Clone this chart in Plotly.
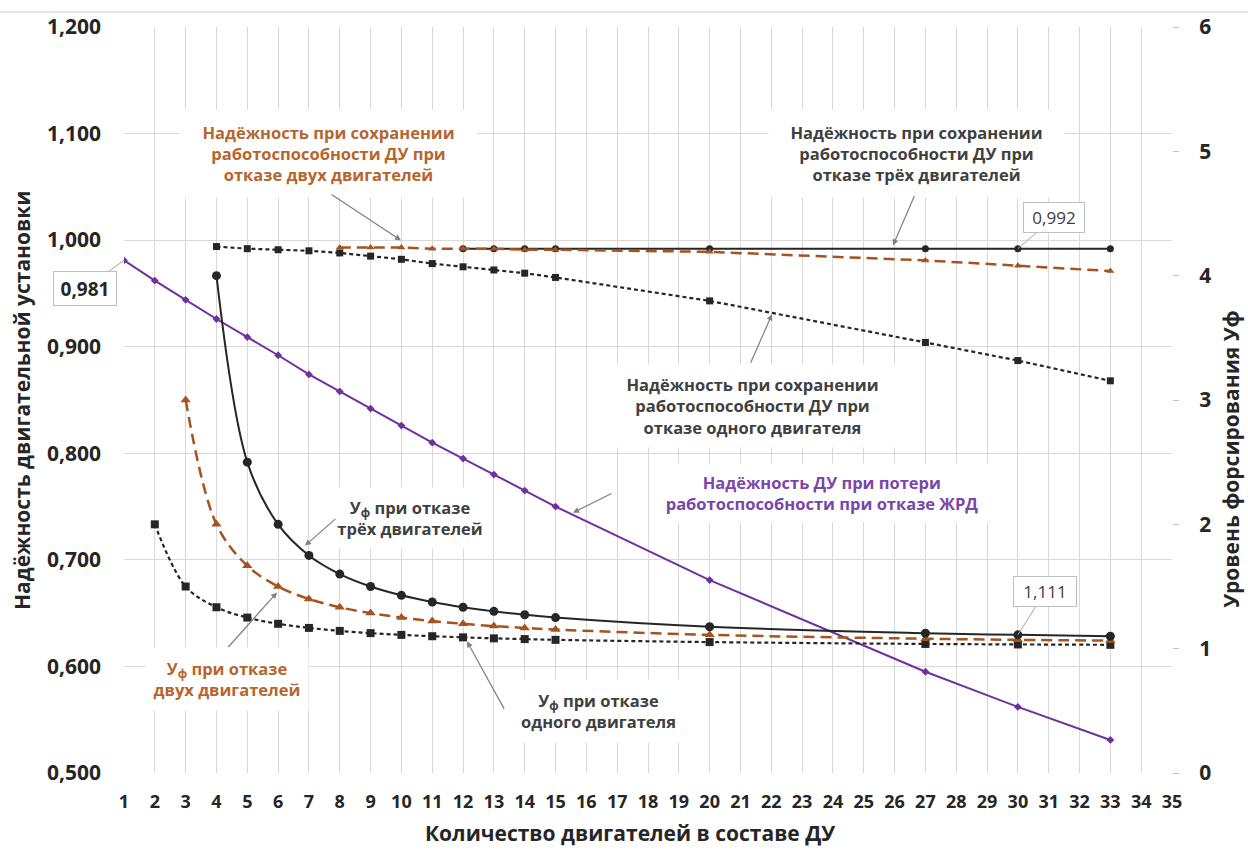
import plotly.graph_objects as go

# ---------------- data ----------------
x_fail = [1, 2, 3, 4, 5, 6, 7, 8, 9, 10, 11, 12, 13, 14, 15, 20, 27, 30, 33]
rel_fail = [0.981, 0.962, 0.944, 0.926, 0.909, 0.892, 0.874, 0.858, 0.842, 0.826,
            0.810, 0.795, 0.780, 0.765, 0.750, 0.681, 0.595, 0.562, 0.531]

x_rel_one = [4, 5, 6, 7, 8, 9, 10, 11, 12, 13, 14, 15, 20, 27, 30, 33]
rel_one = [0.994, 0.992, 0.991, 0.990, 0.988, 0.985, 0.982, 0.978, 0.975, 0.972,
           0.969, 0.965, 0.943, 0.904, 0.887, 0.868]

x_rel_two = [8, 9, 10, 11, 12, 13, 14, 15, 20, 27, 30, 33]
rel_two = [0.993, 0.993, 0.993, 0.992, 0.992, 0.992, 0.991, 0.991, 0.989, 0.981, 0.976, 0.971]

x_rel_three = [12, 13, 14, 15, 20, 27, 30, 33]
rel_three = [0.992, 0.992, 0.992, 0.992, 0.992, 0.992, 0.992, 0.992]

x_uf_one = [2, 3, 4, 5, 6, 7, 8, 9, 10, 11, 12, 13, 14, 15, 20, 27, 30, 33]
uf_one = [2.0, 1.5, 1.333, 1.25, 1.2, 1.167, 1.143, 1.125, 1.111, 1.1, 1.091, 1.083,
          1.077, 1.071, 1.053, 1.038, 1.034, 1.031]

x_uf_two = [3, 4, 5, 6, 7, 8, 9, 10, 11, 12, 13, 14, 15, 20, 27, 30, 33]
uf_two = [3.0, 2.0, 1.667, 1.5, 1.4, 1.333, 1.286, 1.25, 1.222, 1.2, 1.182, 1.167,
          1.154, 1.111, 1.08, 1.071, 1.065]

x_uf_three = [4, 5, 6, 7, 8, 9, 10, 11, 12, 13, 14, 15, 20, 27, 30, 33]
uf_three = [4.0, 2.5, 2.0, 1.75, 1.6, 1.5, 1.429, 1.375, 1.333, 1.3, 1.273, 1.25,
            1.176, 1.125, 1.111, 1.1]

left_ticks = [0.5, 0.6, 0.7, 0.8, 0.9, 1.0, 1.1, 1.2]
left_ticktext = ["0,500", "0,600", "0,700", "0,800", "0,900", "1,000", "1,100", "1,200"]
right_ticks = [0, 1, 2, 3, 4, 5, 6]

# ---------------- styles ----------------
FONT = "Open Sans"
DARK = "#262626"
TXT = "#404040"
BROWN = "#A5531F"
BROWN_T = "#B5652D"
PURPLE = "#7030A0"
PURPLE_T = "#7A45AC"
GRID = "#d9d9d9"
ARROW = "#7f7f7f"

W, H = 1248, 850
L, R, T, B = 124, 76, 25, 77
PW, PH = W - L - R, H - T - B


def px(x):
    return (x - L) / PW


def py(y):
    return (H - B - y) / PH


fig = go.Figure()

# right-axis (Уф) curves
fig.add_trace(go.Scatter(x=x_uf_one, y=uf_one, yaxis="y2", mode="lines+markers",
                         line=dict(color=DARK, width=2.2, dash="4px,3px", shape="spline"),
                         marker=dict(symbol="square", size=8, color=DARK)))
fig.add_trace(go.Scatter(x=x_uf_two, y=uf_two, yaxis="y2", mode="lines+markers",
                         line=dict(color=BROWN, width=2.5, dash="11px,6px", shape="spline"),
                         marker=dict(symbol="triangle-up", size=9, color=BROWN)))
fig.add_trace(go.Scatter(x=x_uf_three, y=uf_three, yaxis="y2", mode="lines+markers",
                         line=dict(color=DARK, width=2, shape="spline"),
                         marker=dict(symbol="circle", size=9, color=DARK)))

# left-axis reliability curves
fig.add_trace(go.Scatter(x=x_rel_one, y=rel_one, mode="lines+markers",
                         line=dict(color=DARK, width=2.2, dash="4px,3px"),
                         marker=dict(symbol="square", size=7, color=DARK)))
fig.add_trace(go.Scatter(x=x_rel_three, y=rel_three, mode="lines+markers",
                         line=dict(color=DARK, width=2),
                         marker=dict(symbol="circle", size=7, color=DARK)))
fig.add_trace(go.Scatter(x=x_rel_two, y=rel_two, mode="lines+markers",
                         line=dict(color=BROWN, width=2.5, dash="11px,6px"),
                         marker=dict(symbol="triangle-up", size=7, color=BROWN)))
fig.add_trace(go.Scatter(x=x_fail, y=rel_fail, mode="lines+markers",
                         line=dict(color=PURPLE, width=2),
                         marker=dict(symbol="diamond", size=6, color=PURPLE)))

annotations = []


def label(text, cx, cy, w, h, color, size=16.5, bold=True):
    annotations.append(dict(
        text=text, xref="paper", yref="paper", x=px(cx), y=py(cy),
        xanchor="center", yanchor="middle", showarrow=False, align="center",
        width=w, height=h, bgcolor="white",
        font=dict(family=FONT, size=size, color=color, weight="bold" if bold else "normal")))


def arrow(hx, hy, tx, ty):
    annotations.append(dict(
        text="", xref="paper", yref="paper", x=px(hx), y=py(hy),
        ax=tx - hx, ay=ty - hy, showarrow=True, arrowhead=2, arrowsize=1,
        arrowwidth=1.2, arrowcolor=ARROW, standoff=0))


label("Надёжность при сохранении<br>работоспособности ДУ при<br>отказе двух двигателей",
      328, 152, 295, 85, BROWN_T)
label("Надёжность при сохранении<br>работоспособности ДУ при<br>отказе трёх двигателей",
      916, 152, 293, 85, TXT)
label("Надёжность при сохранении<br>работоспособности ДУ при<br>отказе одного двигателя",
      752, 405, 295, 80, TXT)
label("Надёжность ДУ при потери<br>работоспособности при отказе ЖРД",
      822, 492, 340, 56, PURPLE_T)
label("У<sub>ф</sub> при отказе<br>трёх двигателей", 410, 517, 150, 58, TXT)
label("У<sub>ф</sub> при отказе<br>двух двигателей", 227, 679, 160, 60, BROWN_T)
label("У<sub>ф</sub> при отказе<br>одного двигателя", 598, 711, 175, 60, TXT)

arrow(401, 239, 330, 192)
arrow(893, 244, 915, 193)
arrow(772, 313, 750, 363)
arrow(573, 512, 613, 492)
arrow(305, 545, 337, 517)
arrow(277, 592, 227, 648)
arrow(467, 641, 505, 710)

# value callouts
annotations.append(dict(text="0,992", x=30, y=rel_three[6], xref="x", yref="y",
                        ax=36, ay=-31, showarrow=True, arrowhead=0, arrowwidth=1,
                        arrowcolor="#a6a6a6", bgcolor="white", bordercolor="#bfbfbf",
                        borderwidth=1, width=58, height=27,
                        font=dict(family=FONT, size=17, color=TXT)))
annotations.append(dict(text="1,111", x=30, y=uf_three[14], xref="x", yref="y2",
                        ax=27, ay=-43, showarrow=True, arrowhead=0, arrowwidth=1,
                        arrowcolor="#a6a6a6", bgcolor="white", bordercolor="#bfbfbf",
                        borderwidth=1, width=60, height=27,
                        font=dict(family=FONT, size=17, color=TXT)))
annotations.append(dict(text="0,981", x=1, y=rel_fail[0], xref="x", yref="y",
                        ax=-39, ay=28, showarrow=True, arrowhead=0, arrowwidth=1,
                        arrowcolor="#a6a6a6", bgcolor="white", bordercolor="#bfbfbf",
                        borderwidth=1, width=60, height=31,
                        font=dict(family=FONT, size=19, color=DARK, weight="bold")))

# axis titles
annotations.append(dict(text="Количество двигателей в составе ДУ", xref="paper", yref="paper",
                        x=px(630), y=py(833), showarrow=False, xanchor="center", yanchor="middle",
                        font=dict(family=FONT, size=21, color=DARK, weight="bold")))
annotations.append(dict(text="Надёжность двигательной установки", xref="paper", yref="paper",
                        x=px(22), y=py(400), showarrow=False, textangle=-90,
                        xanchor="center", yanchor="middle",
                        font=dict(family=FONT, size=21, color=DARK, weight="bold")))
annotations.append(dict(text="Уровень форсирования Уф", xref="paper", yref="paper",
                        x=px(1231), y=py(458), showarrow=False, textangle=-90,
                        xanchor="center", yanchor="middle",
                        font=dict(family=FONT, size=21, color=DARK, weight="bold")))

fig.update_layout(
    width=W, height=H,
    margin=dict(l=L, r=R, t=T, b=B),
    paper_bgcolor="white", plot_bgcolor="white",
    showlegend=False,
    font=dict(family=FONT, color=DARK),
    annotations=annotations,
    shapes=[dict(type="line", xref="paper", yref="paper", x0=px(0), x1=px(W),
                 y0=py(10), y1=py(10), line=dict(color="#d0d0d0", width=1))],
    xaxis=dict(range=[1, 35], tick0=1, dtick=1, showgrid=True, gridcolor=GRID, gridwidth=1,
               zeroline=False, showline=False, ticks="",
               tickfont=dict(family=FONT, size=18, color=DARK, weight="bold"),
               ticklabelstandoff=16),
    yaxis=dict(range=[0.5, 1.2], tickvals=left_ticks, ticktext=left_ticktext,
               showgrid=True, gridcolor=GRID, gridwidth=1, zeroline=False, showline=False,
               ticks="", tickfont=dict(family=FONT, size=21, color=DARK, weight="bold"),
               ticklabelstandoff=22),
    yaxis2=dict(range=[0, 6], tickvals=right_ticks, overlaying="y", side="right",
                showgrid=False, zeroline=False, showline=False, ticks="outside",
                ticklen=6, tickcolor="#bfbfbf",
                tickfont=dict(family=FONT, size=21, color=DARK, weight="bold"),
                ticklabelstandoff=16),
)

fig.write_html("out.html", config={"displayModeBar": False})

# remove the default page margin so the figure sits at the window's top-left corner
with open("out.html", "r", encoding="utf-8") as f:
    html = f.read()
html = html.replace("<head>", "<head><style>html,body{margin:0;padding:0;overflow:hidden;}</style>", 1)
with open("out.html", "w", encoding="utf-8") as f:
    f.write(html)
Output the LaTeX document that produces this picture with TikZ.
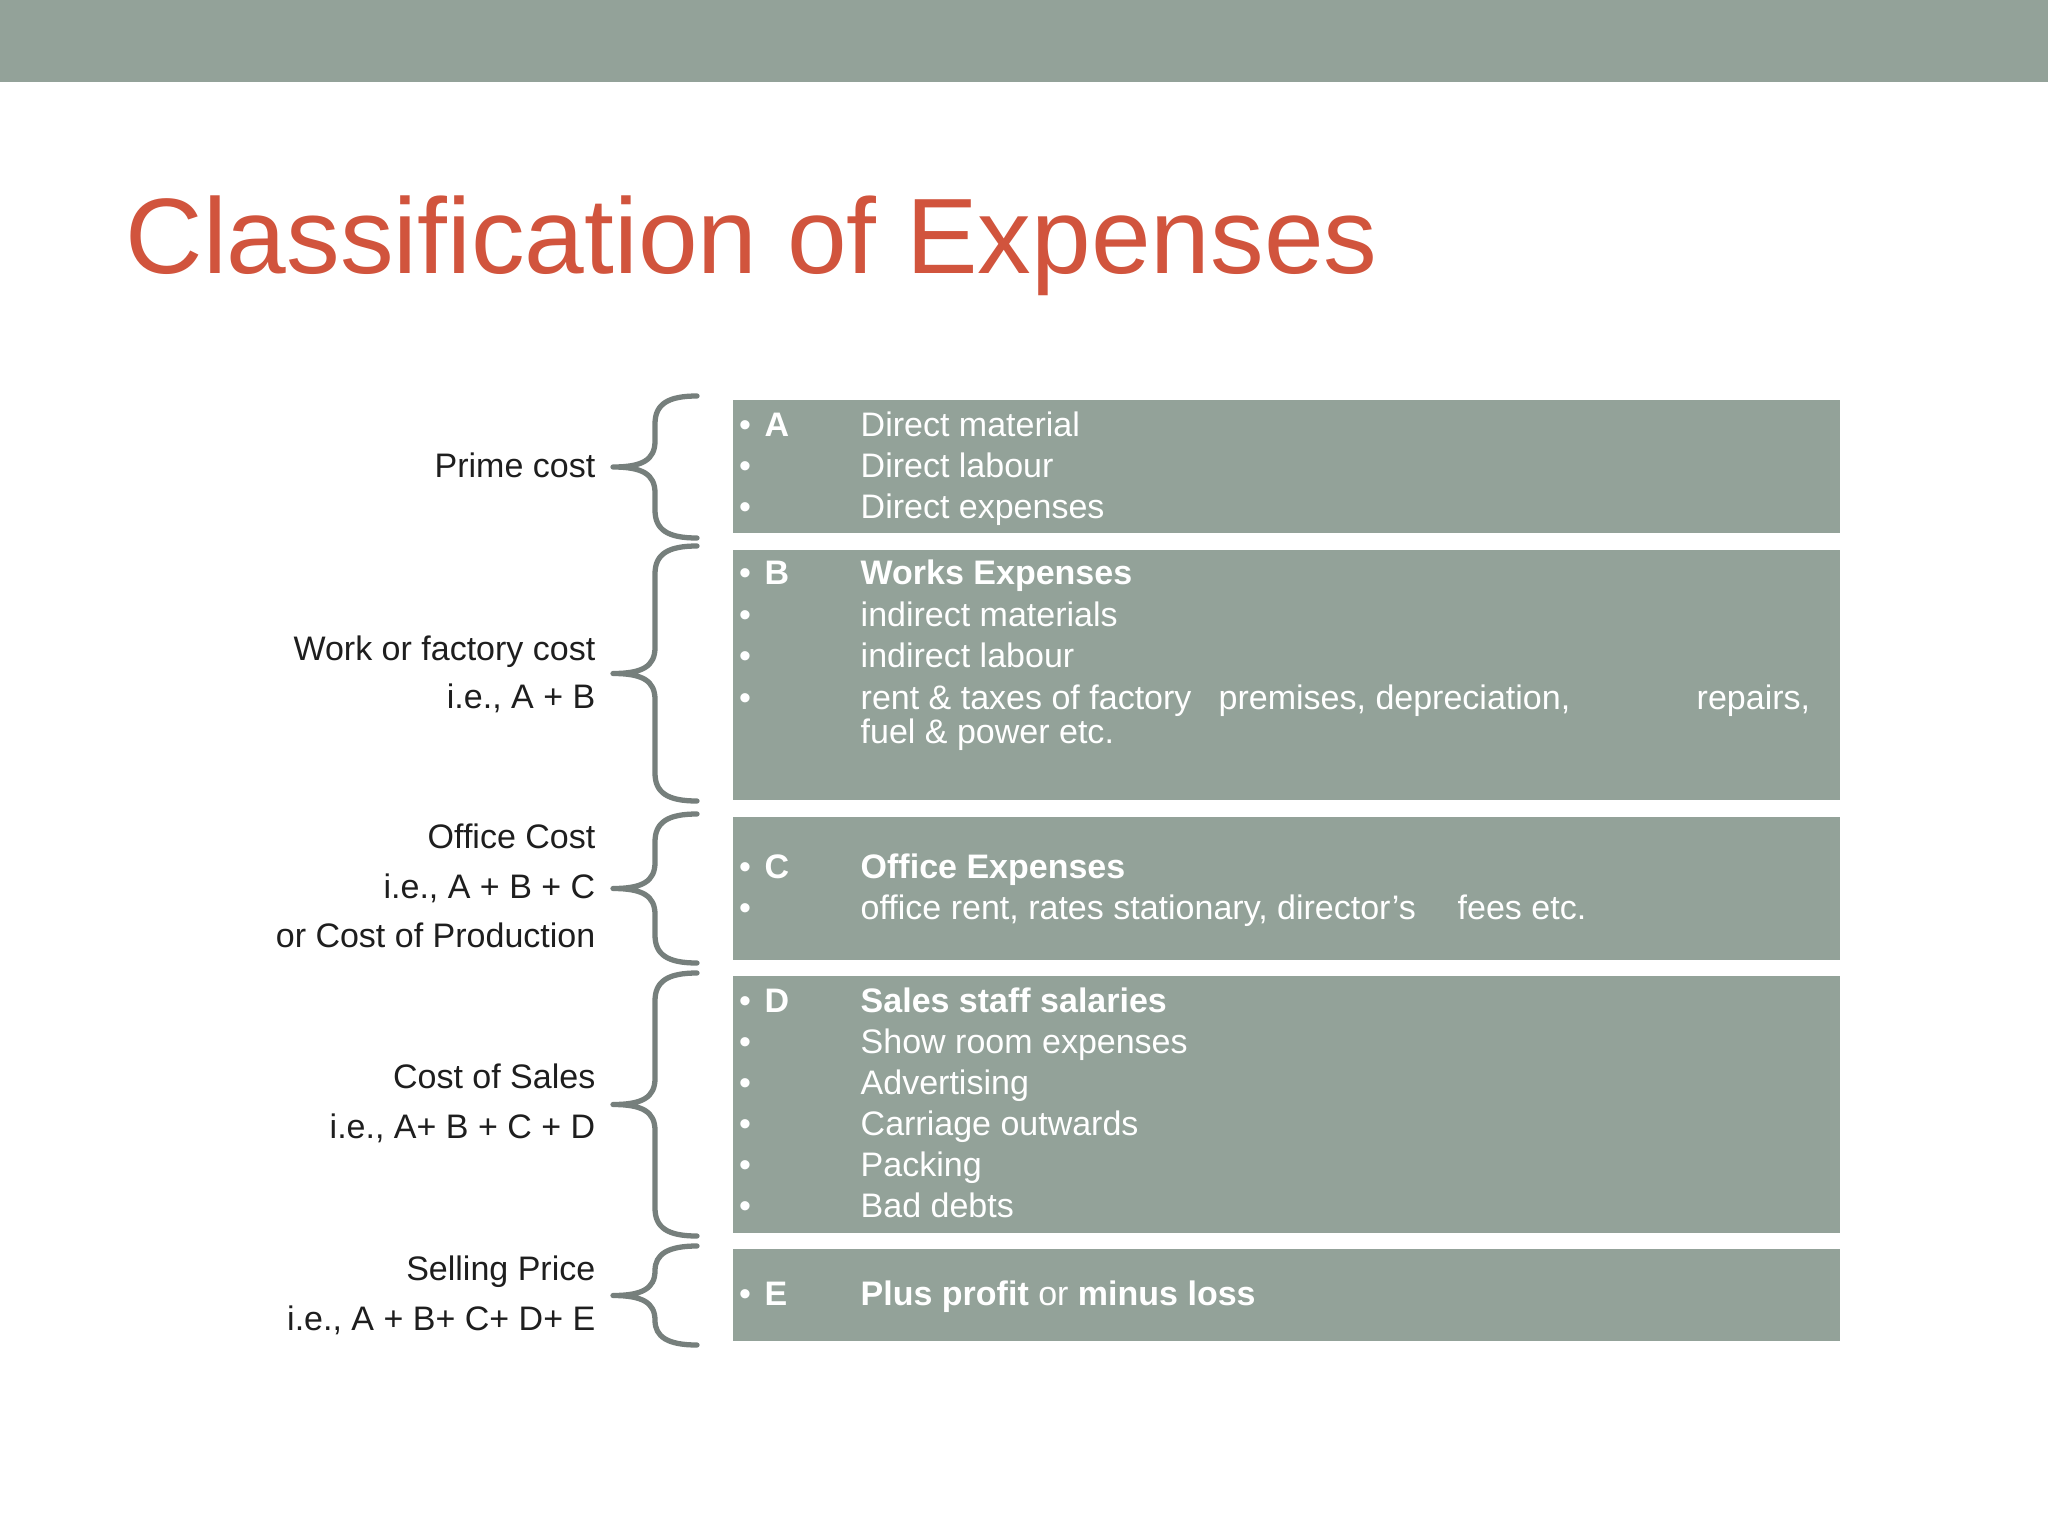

* **Work to do**: Without the pictures, write out the lines from the beginning of the entries through the line with "0.810, 0.795, 0.780, 0.765, 0.750, 0.681, 0.595, 0.562, 0.531]".

* **Output for this task**:
Clone this chart in Plotly.
import plotly.graph_objects as go

# ---------------- data ----------------
x_fail = [1, 2, 3, 4, 5, 6, 7, 8, 9, 10, 11, 12, 13, 14, 15, 20, 27, 30, 33]
rel_fail = [0.981, 0.962, 0.944, 0.926, 0.909, 0.892, 0.874, 0.858, 0.842, 0.826,
            0.810, 0.795, 0.780, 0.765, 0.750, 0.681, 0.595, 0.562, 0.531]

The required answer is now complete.